The problem
Everything in the listing except the pictures should be written out exactly.

[Rows from a dataset]
>> Begin
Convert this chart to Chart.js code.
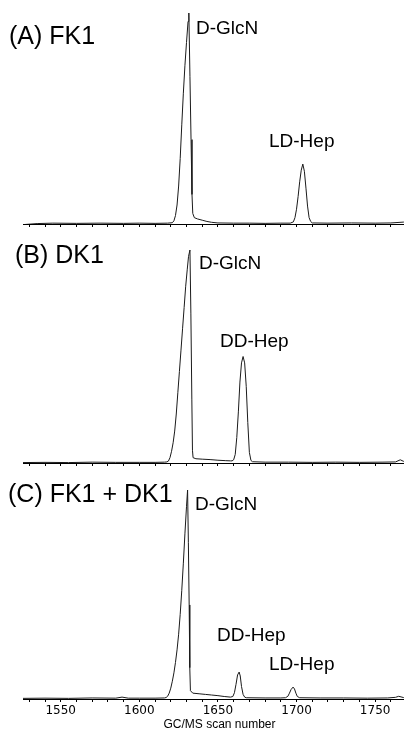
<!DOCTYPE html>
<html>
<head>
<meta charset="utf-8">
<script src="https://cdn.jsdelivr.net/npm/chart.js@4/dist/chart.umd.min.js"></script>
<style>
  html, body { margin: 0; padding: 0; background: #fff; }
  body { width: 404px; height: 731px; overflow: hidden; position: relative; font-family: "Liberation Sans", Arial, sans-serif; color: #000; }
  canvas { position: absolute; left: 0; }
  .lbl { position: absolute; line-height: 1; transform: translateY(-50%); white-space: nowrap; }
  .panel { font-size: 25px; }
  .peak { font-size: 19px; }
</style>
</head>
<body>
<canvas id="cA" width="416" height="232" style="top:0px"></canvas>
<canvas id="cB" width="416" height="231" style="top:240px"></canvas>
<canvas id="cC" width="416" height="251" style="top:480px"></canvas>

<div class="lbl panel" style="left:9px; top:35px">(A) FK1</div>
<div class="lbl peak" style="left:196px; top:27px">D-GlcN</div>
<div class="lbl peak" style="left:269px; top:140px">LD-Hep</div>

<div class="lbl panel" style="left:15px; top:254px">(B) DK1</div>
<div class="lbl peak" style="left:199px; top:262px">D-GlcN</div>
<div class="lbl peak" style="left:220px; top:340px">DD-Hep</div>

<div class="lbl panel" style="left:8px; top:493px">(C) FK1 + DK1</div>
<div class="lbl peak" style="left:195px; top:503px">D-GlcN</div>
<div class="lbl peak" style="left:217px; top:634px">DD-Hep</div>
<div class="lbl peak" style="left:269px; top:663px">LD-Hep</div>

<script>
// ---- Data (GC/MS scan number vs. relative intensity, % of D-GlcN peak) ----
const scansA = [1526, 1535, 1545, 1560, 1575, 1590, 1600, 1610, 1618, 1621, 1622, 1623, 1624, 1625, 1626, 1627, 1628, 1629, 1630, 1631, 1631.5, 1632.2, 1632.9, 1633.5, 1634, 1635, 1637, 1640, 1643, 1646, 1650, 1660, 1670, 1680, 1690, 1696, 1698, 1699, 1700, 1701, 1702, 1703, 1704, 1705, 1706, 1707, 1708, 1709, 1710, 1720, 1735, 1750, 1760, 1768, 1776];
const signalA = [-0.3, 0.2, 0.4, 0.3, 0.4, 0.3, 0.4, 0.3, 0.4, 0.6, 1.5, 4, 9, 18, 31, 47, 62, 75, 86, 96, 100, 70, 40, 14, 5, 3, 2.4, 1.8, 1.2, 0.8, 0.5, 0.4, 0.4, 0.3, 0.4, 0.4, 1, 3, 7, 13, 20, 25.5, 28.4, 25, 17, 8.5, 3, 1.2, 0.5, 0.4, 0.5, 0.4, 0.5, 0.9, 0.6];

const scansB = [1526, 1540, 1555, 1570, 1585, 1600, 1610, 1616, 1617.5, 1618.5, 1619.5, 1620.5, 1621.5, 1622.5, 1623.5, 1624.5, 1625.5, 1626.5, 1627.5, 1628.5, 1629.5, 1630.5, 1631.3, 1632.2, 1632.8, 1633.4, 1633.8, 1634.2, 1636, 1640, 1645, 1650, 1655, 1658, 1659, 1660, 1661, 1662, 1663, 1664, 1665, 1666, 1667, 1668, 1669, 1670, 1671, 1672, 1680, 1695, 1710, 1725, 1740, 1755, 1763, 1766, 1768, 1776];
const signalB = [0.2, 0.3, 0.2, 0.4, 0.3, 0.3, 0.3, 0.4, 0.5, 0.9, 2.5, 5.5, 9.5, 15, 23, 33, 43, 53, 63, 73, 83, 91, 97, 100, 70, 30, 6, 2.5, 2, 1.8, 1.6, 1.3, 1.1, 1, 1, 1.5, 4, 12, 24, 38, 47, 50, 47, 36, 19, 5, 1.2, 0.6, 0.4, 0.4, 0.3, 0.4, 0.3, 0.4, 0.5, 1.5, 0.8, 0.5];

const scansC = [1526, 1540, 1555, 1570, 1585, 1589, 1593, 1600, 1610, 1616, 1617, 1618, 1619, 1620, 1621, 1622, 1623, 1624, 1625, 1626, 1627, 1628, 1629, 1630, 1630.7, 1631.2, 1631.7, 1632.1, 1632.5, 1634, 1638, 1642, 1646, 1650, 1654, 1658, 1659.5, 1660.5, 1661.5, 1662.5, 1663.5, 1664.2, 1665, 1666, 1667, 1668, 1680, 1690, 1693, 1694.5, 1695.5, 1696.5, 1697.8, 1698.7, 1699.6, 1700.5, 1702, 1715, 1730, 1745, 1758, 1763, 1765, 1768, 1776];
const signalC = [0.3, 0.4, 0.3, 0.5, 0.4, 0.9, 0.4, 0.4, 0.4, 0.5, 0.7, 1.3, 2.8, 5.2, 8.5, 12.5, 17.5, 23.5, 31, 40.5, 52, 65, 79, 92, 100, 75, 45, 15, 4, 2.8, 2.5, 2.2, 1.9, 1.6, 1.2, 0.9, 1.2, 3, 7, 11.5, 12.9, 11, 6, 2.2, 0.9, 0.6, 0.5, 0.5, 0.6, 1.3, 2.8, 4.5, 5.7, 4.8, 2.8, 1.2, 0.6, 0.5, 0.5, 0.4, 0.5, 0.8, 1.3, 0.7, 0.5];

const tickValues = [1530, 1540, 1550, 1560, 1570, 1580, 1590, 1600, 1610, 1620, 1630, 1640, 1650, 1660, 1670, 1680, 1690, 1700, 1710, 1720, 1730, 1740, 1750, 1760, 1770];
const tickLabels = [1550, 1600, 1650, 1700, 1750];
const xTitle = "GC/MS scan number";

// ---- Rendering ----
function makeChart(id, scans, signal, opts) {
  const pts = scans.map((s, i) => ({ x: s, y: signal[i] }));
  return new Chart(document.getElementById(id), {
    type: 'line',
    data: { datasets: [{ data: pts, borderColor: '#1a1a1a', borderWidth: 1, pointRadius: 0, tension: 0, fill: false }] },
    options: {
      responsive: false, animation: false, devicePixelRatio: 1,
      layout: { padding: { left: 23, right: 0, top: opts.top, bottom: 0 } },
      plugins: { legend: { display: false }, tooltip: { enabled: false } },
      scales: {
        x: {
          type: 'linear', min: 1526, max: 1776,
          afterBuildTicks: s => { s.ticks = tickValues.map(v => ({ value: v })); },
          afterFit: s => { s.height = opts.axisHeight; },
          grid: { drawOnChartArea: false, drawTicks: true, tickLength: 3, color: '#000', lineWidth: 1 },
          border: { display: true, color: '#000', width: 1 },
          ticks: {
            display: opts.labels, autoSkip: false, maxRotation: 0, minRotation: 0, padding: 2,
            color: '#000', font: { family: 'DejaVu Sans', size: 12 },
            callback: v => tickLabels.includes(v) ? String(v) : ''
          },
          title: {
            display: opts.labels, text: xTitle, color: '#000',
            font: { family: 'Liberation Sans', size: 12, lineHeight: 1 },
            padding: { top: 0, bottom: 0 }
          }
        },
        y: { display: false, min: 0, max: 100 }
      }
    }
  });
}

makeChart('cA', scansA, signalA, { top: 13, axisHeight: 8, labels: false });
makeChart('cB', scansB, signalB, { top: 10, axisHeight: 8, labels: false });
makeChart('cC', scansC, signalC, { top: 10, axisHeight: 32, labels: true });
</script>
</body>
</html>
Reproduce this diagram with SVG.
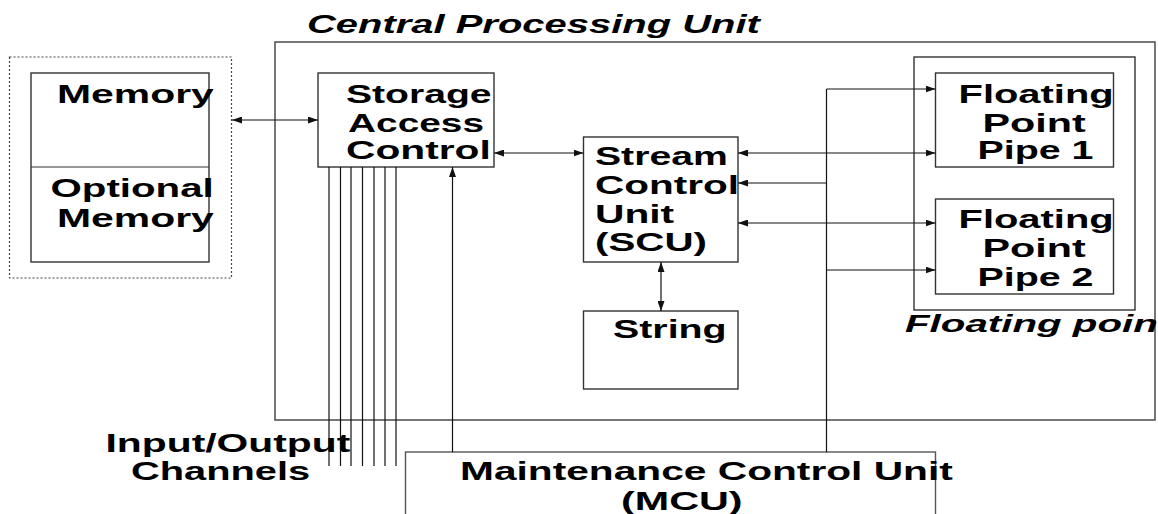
>> End
The completed task
Convert this chart to Chart.js code.
<!DOCTYPE html>
<html>
<head>
<meta charset="utf-8">
<script src="https://cdn.jsdelivr.net/npm/chart.js@4/dist/chart.umd.min.js"></script>
<style>
  html, body { margin: 0; padding: 0; background: #fff; }
  body { width: 404px; height: 731px; overflow: hidden; position: relative; font-family: "Liberation Sans", Arial, sans-serif; color: #000; }
  canvas { position: absolute; left: 0; }
  .lbl { position: absolute; line-height: 1; transform: translateY(-50%); white-space: nowrap; }
  .panel { font-size: 25px; }
  .peak { font-size: 19px; }
</style>
</head>
<body>
<canvas id="cA" width="416" height="232" style="top:0px"></canvas>
<canvas id="cB" width="416" height="231" style="top:240px"></canvas>
<canvas id="cC" width="416" height="251" style="top:480px"></canvas>

<div class="lbl panel" style="left:9px; top:35px">(A) FK1</div>
<div class="lbl peak" style="left:196px; top:27px">D-GlcN</div>
<div class="lbl peak" style="left:269px; top:140px">LD-Hep</div>

<div class="lbl panel" style="left:15px; top:254px">(B) DK1</div>
<div class="lbl peak" style="left:199px; top:262px">D-GlcN</div>
<div class="lbl peak" style="left:220px; top:340px">DD-Hep</div>

<div class="lbl panel" style="left:8px; top:493px">(C) FK1 + DK1</div>
<div class="lbl peak" style="left:195px; top:503px">D-GlcN</div>
<div class="lbl peak" style="left:217px; top:634px">DD-Hep</div>
<div class="lbl peak" style="left:269px; top:663px">LD-Hep</div>

<script>
// ---- Data (GC/MS scan number vs. relative intensity, % of D-GlcN peak) ----
const scansA = [1526, 1535, 1545, 1560, 1575, 1590, 1600, 1610, 1618, 1621, 1622, 1623, 1624, 1625, 1626, 1627, 1628, 1629, 1630, 1631, 1631.5, 1632.2, 1632.9, 1633.5, 1634, 1635, 1637, 1640, 1643, 1646, 1650, 1660, 1670, 1680, 1690, 1696, 1698, 1699, 1700, 1701, 1702, 1703, 1704, 1705, 1706, 1707, 1708, 1709, 1710, 1720, 1735, 1750, 1760, 1768, 1776];
const signalA = [-0.3, 0.2, 0.4, 0.3, 0.4, 0.3, 0.4, 0.3, 0.4, 0.6, 1.5, 4, 9, 18, 31, 47, 62, 75, 86, 96, 100, 70, 40, 14, 5, 3, 2.4, 1.8, 1.2, 0.8, 0.5, 0.4, 0.4, 0.3, 0.4, 0.4, 1, 3, 7, 13, 20, 25.5, 28.4, 25, 17, 8.5, 3, 1.2, 0.5, 0.4, 0.5, 0.4, 0.5, 0.9, 0.6];

const scansB = [1526, 1540, 1555, 1570, 1585, 1600, 1610, 1616, 1617.5, 1618.5, 1619.5, 1620.5, 1621.5, 1622.5, 1623.5, 1624.5, 1625.5, 1626.5, 1627.5, 1628.5, 1629.5, 1630.5, 1631.3, 1632.2, 1632.8, 1633.4, 1633.8, 1634.2, 1636, 1640, 1645, 1650, 1655, 1658, 1659, 1660, 1661, 1662, 1663, 1664, 1665, 1666, 1667, 1668, 1669, 1670, 1671, 1672, 1680, 1695, 1710, 1725, 1740, 1755, 1763, 1766, 1768, 1776];
const signalB = [0.2, 0.3, 0.2, 0.4, 0.3, 0.3, 0.3, 0.4, 0.5, 0.9, 2.5, 5.5, 9.5, 15, 23, 33, 43, 53, 63, 73, 83, 91, 97, 100, 70, 30, 6, 2.5, 2, 1.8, 1.6, 1.3, 1.1, 1, 1, 1.5, 4, 12, 24, 38, 47, 50, 47, 36, 19, 5, 1.2, 0.6, 0.4, 0.4, 0.3, 0.4, 0.3, 0.4, 0.5, 1.5, 0.8, 0.5];

const scansC = [1526, 1540, 1555, 1570, 1585, 1589, 1593, 1600, 1610, 1616, 1617, 1618, 1619, 1620, 1621, 1622, 1623, 1624, 1625, 1626, 1627, 1628, 1629, 1630, 1630.7, 1631.2, 1631.7, 1632.1, 1632.5, 1634, 1638, 1642, 1646, 1650, 1654, 1658, 1659.5, 1660.5, 1661.5, 1662.5, 1663.5, 1664.2, 1665, 1666, 1667, 1668, 1680, 1690, 1693, 1694.5, 1695.5, 1696.5, 1697.8, 1698.7, 1699.6, 1700.5, 1702, 1715, 1730, 1745, 1758, 1763, 1765, 1768, 1776];
const signalC = [0.3, 0.4, 0.3, 0.5, 0.4, 0.9, 0.4, 0.4, 0.4, 0.5, 0.7, 1.3, 2.8, 5.2, 8.5, 12.5, 17.5, 23.5, 31, 40.5, 52, 65, 79, 92, 100, 75, 45, 15, 4, 2.8, 2.5, 2.2, 1.9, 1.6, 1.2, 0.9, 1.2, 3, 7, 11.5, 12.9, 11, 6, 2.2, 0.9, 0.6, 0.5, 0.5, 0.6, 1.3, 2.8, 4.5, 5.7, 4.8, 2.8, 1.2, 0.6, 0.5, 0.5, 0.4, 0.5, 0.8, 1.3, 0.7, 0.5];

const tickValues = [1530, 1540, 1550, 1560, 1570, 1580, 1590, 1600, 1610, 1620, 1630, 1640, 1650, 1660, 1670, 1680, 1690, 1700, 1710, 1720, 1730, 1740, 1750, 1760, 1770];
const tickLabels = [1550, 1600, 1650, 1700, 1750];
const xTitle = "GC/MS scan number";

// ---- Rendering ----
function makeChart(id, scans, signal, opts) {
  const pts = scans.map((s, i) => ({ x: s, y: signal[i] }));
  return new Chart(document.getElementById(id), {
    type: 'line',
    data: { datasets: [{ data: pts, borderColor: '#1a1a1a', borderWidth: 1, pointRadius: 0, tension: 0, fill: false }] },
    options: {
      responsive: false, animation: false, devicePixelRatio: 1,
      layout: { padding: { left: 23, right: 0, top: opts.top, bottom: 0 } },
      plugins: { legend: { display: false }, tooltip: { enabled: false } },
      scales: {
        x: {
          type: 'linear', min: 1526, max: 1776,
          afterBuildTicks: s => { s.ticks = tickValues.map(v => ({ value: v })); },
          afterFit: s => { s.height = opts.axisHeight; },
          grid: { drawOnChartArea: false, drawTicks: true, tickLength: 3, color: '#000', lineWidth: 1 },
          border: { display: true, color: '#000', width: 1 },
          ticks: {
            display: opts.labels, autoSkip: false, maxRotation: 0, minRotation: 0, padding: 2,
            color: '#000', font: { family: 'DejaVu Sans', size: 12 },
            callback: v => tickLabels.includes(v) ? String(v) : ''
          },
          title: {
            display: opts.labels, text: xTitle, color: '#000',
            font: { family: 'Liberation Sans', size: 12, lineHeight: 1 },
            padding: { top: 0, bottom: 0 }
          }
        },
        y: { display: false, min: 0, max: 100 }
      }
    }
  });
}

makeChart('cA', scansA, signalA, { top: 13, axisHeight: 8, labels: false });
makeChart('cB', scansB, signalB, { top: 10, axisHeight: 8, labels: false });
makeChart('cC', scansC, signalC, { top: 10, axisHeight: 32, labels: true });
</script>
</body>
</html>
Reproduce this diagram with SVG.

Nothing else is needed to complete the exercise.